* Begin *
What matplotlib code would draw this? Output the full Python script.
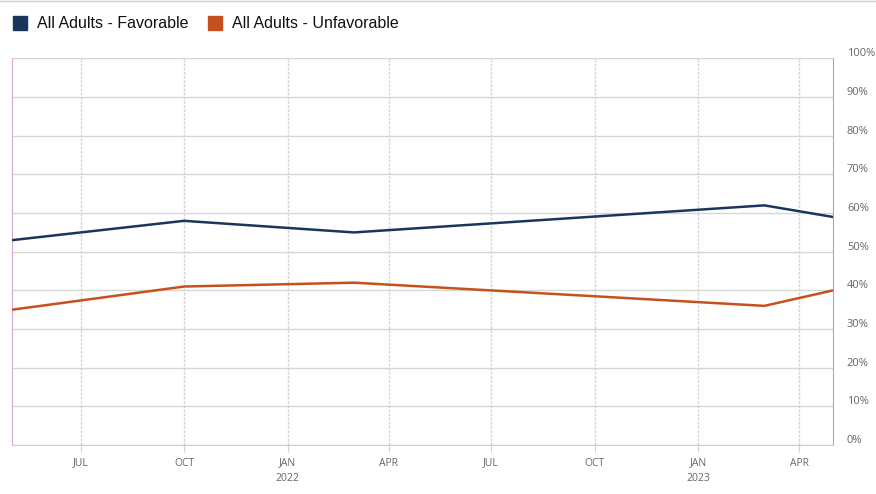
import numpy as np
import pandas as pd
import matplotlib
matplotlib.use("Agg")
import matplotlib.pyplot as plt
import matplotlib.transforms as mtransforms
from matplotlib.patches import Rectangle

# survey dates and values (percent)
dates = pd.to_datetime(["2021-05-01", "2021-10-01", "2022-03-01", "2023-03-01", "2023-05-01"])
favorable = [53, 58, 55, 62, 59]
unfavorable = [35, 41, 42, 36, 40]
series_names = ["All Adults - Favorable", "All Adults - Unfavorable"]
colors = ["#1b365d", "#c4511e"]

fig = plt.figure(figsize=(8.76, 4.94), dpi=100)
ax = fig.add_axes([12 / 876, 49 / 494, 821 / 876, 386.5 / 494])

ax.plot(dates, favorable, color=colors[0], lw=1.8, solid_joinstyle="miter", zorder=3)
ax.plot(dates, unfavorable, color=colors[1], lw=1.8, solid_joinstyle="miter", zorder=3)

ax.set_xlim(pd.Timestamp("2021-05-01"), pd.Timestamp("2023-05-01"))
ax.set_ylim(0, 100)

# y axis on the right, labels sit slightly above their gridline
ax.yaxis.tick_right()
ax.set_yticks(np.arange(0, 101, 10))
ax.set_yticklabels([f"{v}%" for v in range(0, 101, 10)])
ax.tick_params(axis="y", length=0, pad=10, labelsize=8, labelcolor="#666666")
shift = mtransforms.ScaledTranslation(0, 6 / 100, fig.dpi_scale_trans)
for lbl in ax.get_yticklabels():
    lbl.set_fontfamily("Open Sans")
    lbl.set_transform(lbl.get_transform() + shift)
ax.grid(axis="y", color="#d2d9d2", lw=1.0, zorder=0)

# x axis: quarter ticks
qticks = pd.to_datetime(["2021-07-01", "2021-10-01", "2022-01-01", "2022-04-01",
                         "2022-07-01", "2022-10-01", "2023-01-01", "2023-04-01"])
qlabels = ["JUL", "OCT", "JAN\n2022", "APR", "JUL", "OCT", "JAN\n2023", "APR"]
ax.set_xticks(qticks)
ax.set_xticklabels(qlabels, fontfamily="Open Sans", fontsize=7.5, color="#666666",
                   linespacing=1.5, va="top")
ax.tick_params(axis="x", length=5, color="#c8d0dc", pad=4)
ax.grid(axis="x", color="#d4d4d4", lw=1.0, ls=(0, (2, 1)), zorder=0)

ax.spines["top"].set_visible(False)
ax.spines["bottom"].set_color("#c8d0d0")
ax.spines["left"].set_color("#d9a8d9")
ax.spines["left"].set_linestyle((0, (3, 1)))
ax.spines["right"].set_color("#aaaaaa")
ax.spines["right"].set_linestyle((0, (1, 1)))

# legend drawn as figure patches and text
fig.add_artist(Rectangle((13 / 876, 1 - 30 / 494), 14 / 876, 14 / 494,
                         transform=fig.transFigure, color=colors[0]))
fig.text(37 / 876, 1 - 23 / 494, series_names[0], fontsize=11.5, va="center",
         fontfamily="Liberation Sans", color="#111111")
fig.add_artist(Rectangle((208 / 876, 1 - 30 / 494), 14 / 876, 14 / 494,
                         transform=fig.transFigure, color=colors[1]))
fig.text(232 / 876, 1 - 23 / 494, series_names[1], fontsize=11.5, va="center",
         fontfamily="Liberation Sans", color="#111111")

# thin separator line at top
fig.add_artist(plt.Line2D([0, 1], [1 - 1.5 / 494, 1 - 1.5 / 494], transform=fig.transFigure,
                          color="#d0d0d0", lw=1))

fig.savefig("out.png", dpi=100)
* End *
WORK INSTRUCTIONS.
Write the listing out a second time exactly, dropping all images.

OUTPUT FOR THIS EXERCISE.
What matplotlib code would draw this? Output the full Python script.
import numpy as np
import pandas as pd
import matplotlib
matplotlib.use("Agg")
import matplotlib.pyplot as plt
import matplotlib.transforms as mtransforms
from matplotlib.patches import Rectangle

# survey dates and values (percent)
dates = pd.to_datetime(["2021-05-01", "2021-10-01", "2022-03-01", "2023-03-01", "2023-05-01"])
favorable = [53, 58, 55, 62, 59]
unfavorable = [35, 41, 42, 36, 40]
series_names = ["All Adults - Favorable", "All Adults - Unfavorable"]
colors = ["#1b365d", "#c4511e"]

fig = plt.figure(figsize=(8.76, 4.94), dpi=100)
ax = fig.add_axes([12 / 876, 49 / 494, 821 / 876, 386.5 / 494])

ax.plot(dates, favorable, color=colors[0], lw=1.8, solid_joinstyle="miter", zorder=3)
ax.plot(dates, unfavorable, color=colors[1], lw=1.8, solid_joinstyle="miter", zorder=3)

ax.set_xlim(pd.Timestamp("2021-05-01"), pd.Timestamp("2023-05-01"))
ax.set_ylim(0, 100)

# y axis on the right, labels sit slightly above their gridline
ax.yaxis.tick_right()
ax.set_yticks(np.arange(0, 101, 10))
ax.set_yticklabels([f"{v}%" for v in range(0, 101, 10)])
ax.tick_params(axis="y", length=0, pad=10, labelsize=8, labelcolor="#666666")
shift = mtransforms.ScaledTranslation(0, 6 / 100, fig.dpi_scale_trans)
for lbl in ax.get_yticklabels():
    lbl.set_fontfamily("Open Sans")
    lbl.set_transform(lbl.get_transform() + shift)
ax.grid(axis="y", color="#d2d9d2", lw=1.0, zorder=0)

# x axis: quarter ticks
qticks = pd.to_datetime(["2021-07-01", "2021-10-01", "2022-01-01", "2022-04-01",
                         "2022-07-01", "2022-10-01", "2023-01-01", "2023-04-01"])
qlabels = ["JUL", "OCT", "JAN\n2022", "APR", "JUL", "OCT", "JAN\n2023", "APR"]
ax.set_xticks(qticks)
ax.set_xticklabels(qlabels, fontfamily="Open Sans", fontsize=7.5, color="#666666",
                   linespacing=1.5, va="top")
ax.tick_params(axis="x", length=5, color="#c8d0dc", pad=4)
ax.grid(axis="x", color="#d4d4d4", lw=1.0, ls=(0, (2, 1)), zorder=0)

ax.spines["top"].set_visible(False)
ax.spines["bottom"].set_color("#c8d0d0")
ax.spines["left"].set_color("#d9a8d9")
ax.spines["left"].set_linestyle((0, (3, 1)))
ax.spines["right"].set_color("#aaaaaa")
ax.spines["right"].set_linestyle((0, (1, 1)))

# legend drawn as figure patches and text
fig.add_artist(Rectangle((13 / 876, 1 - 30 / 494), 14 / 876, 14 / 494,
                         transform=fig.transFigure, color=colors[0]))
fig.text(37 / 876, 1 - 23 / 494, series_names[0], fontsize=11.5, va="center",
         fontfamily="Liberation Sans", color="#111111")
fig.add_artist(Rectangle((208 / 876, 1 - 30 / 494), 14 / 876, 14 / 494,
                         transform=fig.transFigure, color=colors[1]))
fig.text(232 / 876, 1 - 23 / 494, series_names[1], fontsize=11.5, va="center",
         fontfamily="Liberation Sans", color="#111111")

# thin separator line at top
fig.add_artist(plt.Line2D([0, 1], [1 - 1.5 / 494, 1 - 1.5 / 494], transform=fig.transFigure,
                          color="#d0d0d0", lw=1))

fig.savefig("out.png", dpi=100)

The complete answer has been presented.